SEA/STL brought to mind the obvious (Marco), the obvious-to-me (Coleman), the recent (Wong), and some not-so-obvious-but-not-obscures: Tino Martínez, Mark “Hittin’” Whiten, nearly-perfect Mike Leake, Brendan Ryan, Scott Spiezio. But my affinity for Darren Bragg never faltered after the M’s dealt him away even though he never amounted to what I thought he could have and he was with the Cards one year when I saw a couple games in St. Louis.
SEA/CLE is rife with bad deals. Omar for Fermin, Reggie Jefferson, and cash. Astrubal Cabrera for washed-up Eduardo Pérez. Trading to get Russell Branyan back after rightfully letting him walk the previous year. And my ultimate choice for today, getting 1½ lousy years of Broussard for Shin-soo Choo and his .300/.400/.500 consistency.
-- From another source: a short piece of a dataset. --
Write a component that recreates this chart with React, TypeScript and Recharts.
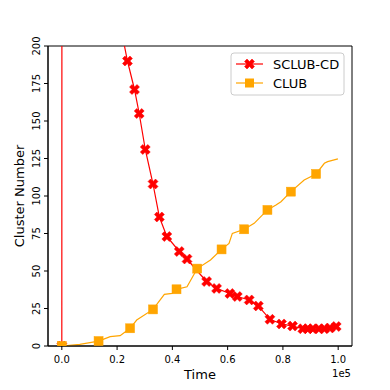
import { LineChart, Line, XAxis, YAxis, ReferenceArea } from "recharts";

// time in units of 1e5, cluster count
const sclubTime = [0, 0.002, 0.2267, 0.2375, 0.263, 0.28, 0.302, 0.33, 0.353, 0.38, 0.425, 0.453, 0.49, 0.524, 0.56, 0.608, 0.635, 0.678, 0.711, 0.753, 0.795, 0.835, 0.872, 0.89, 0.908, 0.93, 0.95, 0.97, 0.993];
const sclubCount = [0, 1500, 200, 190, 171, 155, 131, 108, 86, 73, 63, 58, 50, 43, 38.4, 35, 33, 30.7, 26.7, 17.8, 14.7, 13.3, 11.5, 11.5, 11.5, 11.5, 11.5, 12, 13];
const sclubMarked = [1, 0, 0, 1, 1, 1, 1, 1, 1, 1, 1, 1, 0, 1, 1, 1, 1, 1, 1, 1, 1, 1, 1, 1, 1, 1, 1, 1, 1];

const clubTime = [0, 0.065, 0.133, 0.175, 0.211, 0.247, 0.271, 0.33, 0.371, 0.399, 0.415, 0.453, 0.477, 0.49, 0.538, 0.578, 0.605, 0.617, 0.66, 0.696, 0.744, 0.775, 0.793, 0.829, 0.877, 0.92, 0.95, 0.962, 0.999];
const clubCount = [0, 1.1, 3.3, 6.2, 6.9, 11.8, 17.3, 24.4, 34.4, 35.1, 37.8, 39.5, 47.3, 51.6, 57.3, 64.4, 68.4, 75.1, 77.8, 81.8, 90.7, 94, 96.2, 102.9, 110.7, 114.7, 121.8, 122.9, 124.7];
const clubMarked = [1, 0, 1, 0, 0, 1, 0, 1, 0, 0, 1, 0, 0, 1, 0, 1, 0, 0, 1, 0, 1, 0, 0, 1, 0, 1, 0, 0, 0];

const xTicks = [0, 0.2, 0.4, 0.6, 0.8, 1.0];
const yTicks = [0, 25, 50, 75, 100, 125, 150, 175, 200];

const RED = "#ff0000";
const ORANGE = "#ffa500";
const FONT = "DejaVu Sans";

const sclubRows = sclubTime.map((t, i) => ({ t, v: sclubCount[i], m: sclubMarked[i] === 1 }));
const clubRows = clubTime.map((t, i) => ({ t, v: clubCount[i], m: clubMarked[i] === 1 }));

const xPath = (cx: number, cy: number) => {
  const pts = [[2.5, 0], [5, 2.5], [2.5, 5], [0, 2.5], [-2.5, 5], [-5, 2.5], [-2.5, 0], [-5, -2.5], [-2.5, -5], [0, -2.5], [2.5, -5], [5, -2.5]];
  return "M" + pts.map(([a, b]) => `${cx + a},${cy + b}`).join("L") + "Z";
};

const XDot = (props: any) => {
  const { cx, cy, payload, index } = props;
  if (!payload?.m) return <g key={`x-${index}`} />;
  return <path key={`x-${index}`} d={xPath(cx, cy)} fill={RED} stroke={RED} strokeWidth={0.5} />;
};

const SquareDot = (props: any) => {
  const { cx, cy, payload, index } = props;
  if (!payload?.m) return <g key={`s-${index}`} />;
  return <rect key={`s-${index}`} x={cx - 4.5} y={cy - 4.5} width={9} height={9} fill={ORANGE} stroke={ORANGE} strokeWidth={0.5} />;
};

const YTick = (props: any) => {
  const { x, y, payload } = props;
  return (
    <text x={x - 6} y={y} transform={`rotate(-90, ${x - 6}, ${y})`} textAnchor="middle" dominantBaseline="central" fontSize={10} fontFamily={FONT} fill="#000">
      {payload.value}
    </text>
  );
};

export default function App() {
  return (
    <div style={{ position: "absolute", left: 0, top: 0, width: 390, height: 390, background: "#fff" }}>
      <LineChart width={390} height={390} margin={{ top: 46, right: 38, left: 0, bottom: 0 }}>
        <ReferenceArea x1={-0.05} x2={1.05} y1={0} y2={200} fill="none" stroke="#000" strokeWidth={1} />
        <XAxis
          dataKey="t"
          type="number"
          domain={[-0.05, 1.05]}
          ticks={xTicks}
          tickFormatter={(v: number) => v.toFixed(1)}
          height={44}
          allowDataOverflow
          axisLine={{ stroke: "#000" }}
          tickLine={{ stroke: "#000" }}
          tickSize={4}
          tickMargin={6}
          tick={{ fontSize: 10, fontFamily: FONT, fill: "#000" }}
        />
        <YAxis
          type="number"
          domain={[0, 200]}
          ticks={yTicks}
          width={48}
          allowDataOverflow
          axisLine={{ stroke: "#000" }}
          tickLine={{ stroke: "#000" }}
          tickSize={4}
          tickMargin={2}
          tick={<YTick />}
        />
        <Line data={sclubRows} dataKey="v" stroke={RED} strokeWidth={1.2} dot={<XDot />} activeDot={false} isAnimationActive={false} />
        <Line data={clubRows} dataKey="v" stroke={ORANGE} strokeWidth={1.2} dot={<SquareDot />} activeDot={false} isAnimationActive={false} />
      </LineChart>
      <svg width={390} height={390} style={{ position: "absolute", left: 0, top: 0, pointerEvents: "none" }}>
        <text x={200} y={379} textAnchor="middle" fontSize={13} fontFamily={FONT} fill="#000">Time</text>
        <text x={351} y={377} textAnchor="end" fontSize={10} fontFamily={FONT} fill="#000">1e5</text>
        <text x={24} y={196} transform="rotate(-90, 24, 196)" textAnchor="middle" fontSize={13} fontFamily={FONT} fill="#000">Cluster Number</text>
        <rect x={231} y={53} width={113} height={42} rx={3} fill="#fff" fillOpacity={0.8} stroke="#cccccc" />
        <line x1={236} x2={263} y1={64} y2={64} stroke={RED} strokeWidth={1.2} />
        <path d={xPath(249.5, 64)} fill={RED} stroke={RED} strokeWidth={0.5} />
        <text x={273} y={69.3} fontSize={13} fontFamily={FONT} fill="#000">SCLUB-CD</text>
        <line x1={236} x2={263} y1={83} y2={83} stroke={ORANGE} strokeWidth={1.2} />
        <rect x={245} y={78.5} width={9} height={9} fill={ORANGE} />
        <text x={273} y={88.3} fontSize={13} fontFamily={FONT} fill="#000">CLUB</text>
      </svg>
    </div>
  );
}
Even without trades, though, lots of crossover: Joey Cora, Leonys Martín, Mesa, McLemore, Whiten, Zunino, Rhodes.
Some more noms for saddest trades:
Lowe and Varitek for Heathcliff Slocumb
Mike Hampton and Mike Felder for Erik Anthony
David Ortiz for Dave Hollins
José Cruz Jr. for Timlin and Spoljaric
That’s just the M’s. Also:
Kenny Lofton and some scrub for Ed Taubensee. I mean, it was the Astros that dealt Lofton away, so not sad for me, but for other people…
Miguel Cabrera for a bunch of Tiger prospects. You never know with prospects, but that has to hurt if you’re that one Miami fan.
And my personal saddest trade: Keith Hernandez to the Mets for Neil Fucking Allen, who will forever be known to me by all three names, never one, never two. At 14, and far away from the St. Louis media, I did not know the underlying circumstances surrounding this deal, did not know that Herzog had gotten fed up with Keith’s behavior because of the cocaine (I don’t think I even knew about cocaine). All I knew was that my team dealt away the best first baseman in the game for some nothing middle relief schlub that, OK, didn’t suck, but was completely ordinary and WE LOST KEITH HERNANDEZ.
You’re right, Darrel Porter does have a little Clark Kent thing going there. Herzog used to say “Porter looks like my accountant,” but given he was ’82 NLCS and WS MVP, Clark Kent is a better comp. He just needed a spit-curl.